Description of problem:
sssd.service should depend on time-sync.target to make sure the system has the correct time. Otherwise krb5 and probably other authentication mechanisms won't work.
Version-Release number of selected component (if applicable):
Steps to Reproduce:
1. Configure sssd to use krb5 authentication
2. Make sure your hwclock is off my an hour or so
3. Configure ntpd/ntpdate or chronyd/chrony-wait
5. Try to log in
/lib/systemd/system/sssd.service needs to be changed to read:
This is a bit of a chicken and egg problem. time-sync.target (IIRC) is dependent on the network target. SSSD has to be available to handle requests before the network comes up. SSSD is capable of handling this because it has built-in caching (unlike nss_ldap which would in many cases hang for minutes during startup).

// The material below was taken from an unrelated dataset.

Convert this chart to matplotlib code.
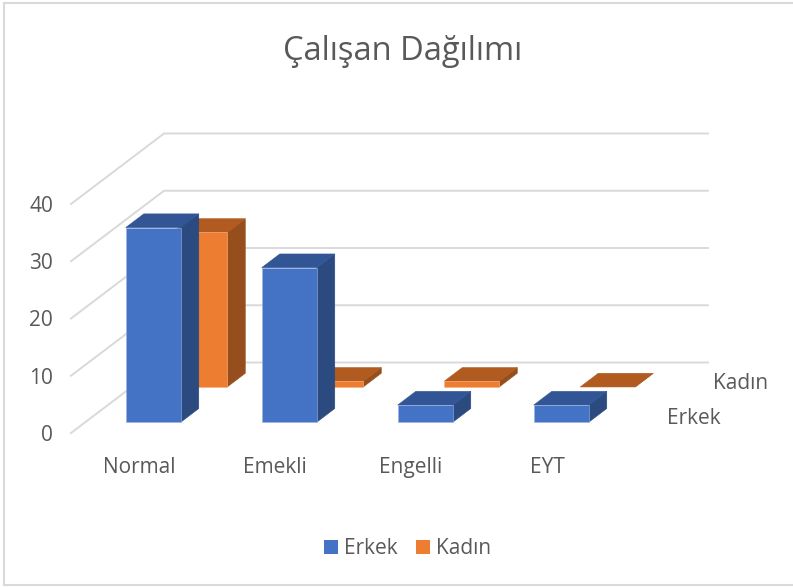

What you should be dealing with here is a race-condition. If you try to log in during the period where the network is up, but ntp is not yet started, then SSSD will contact the KDC and get an error about clock skew. But once ntp adjusts the time, logins should work correctly. This race-condition should be *very* small.
If you're seeing this always fail, then there's a bug in NTP/chrony, not SSSD.
Stephen, what you say is right, but then we need to patch sssd to use offline authentication if we get a clock skew error. Failing authentication in this case is not the expected outcome.
I think we should open a ticket in sssd's trac if we fail authentication on clock skew.
chronyd-wait.service does work, i.e. the time is corrected within a couple of seconds. The system's time is correct when I try to login, but authentication will fail.
As soon as I restart sssd, authentication works.
Now tell me where this is a chrony bug and not a SSSD bug.
If the system time is correct, but SSSD fails then something else is going on here.
Are you using cached credentials? Also, are you using GSSAPI to connect to the LDAP provider (or using the IPA provider?)
What shows up in /var/log/secure when this happens?
We don't cache credentials as the user homes are on a CIFS share so login in offline state is useless in this case anyway.
Yes, we are using GSSAPI to connect to the ldap provider.
I'll attach the secure log, the syslog (grep'ed for sss and chrony) and the output of two 'systemctl status sssd.service'.
I did the following:
2) login as (remote user) sandroma -> fail (3 times, just to make sure)
3) login as (local user) root
4) systemctl status sssd.service
5) systemctl restart sssd.service
6) login as sandroma -> success
7) systemctl status sssd.service
If you put the information of those logs into one timeline, you'll clearly see chrony has synced the time well ahead oh the user trying to log in. Oh, in case it matters somehow: I logged in on a tty, even though gdm was started.
Created attachment 535807 [details]
secure log of what's described in comment #6
Created attachment 535808 [details]
syslog of what's described in comment #6
Created attachment 535809 [details]
systemctl status sssd.service output as described in comment #6
Sorry for the long delay. It was a holiday in the US.
Sandro, could you set
debug_level = 9
in the [domain/<DOMAINNAME>] section of /etc/sssd/sssd.conf and then reboot to rerun the failing test?
Then please attach /var/log/sssd/sssd_<DOMAINNAME>.log and /var/log/ldap_child.log to this ticket (sanitized if needed).
Also, could you please try one more thing with your test? Please try waiting five minutes after the first failure before attempting a second login. I have a hunch that what may be happening is this:
SSSD comes up before NTP starts.
Something asks SSSD for a lookup before NTP has started.
SSSD tries to connect to LDAP and is denied the GSSAPI bind, so SSSD goes into "offline mode" to answer requests from the cache for two minutes.
The system finishes booting and you try to log in before those two minutes are complete. Since you don't have cached credentials, SSSD has to return failure (since from its perspective, there's no way to validate you until we return to online mode).
I should point out that in this configuration, the cached credentials would still be valuable, as you are technically "online" in a network sense, but "offline" from SSSD's perspective.
Anyway, I want to rule out whether this is a timing issue or somehow we're entering an offline state from which we will never return (which is a serious issue).
Thanks for your help sorting this out.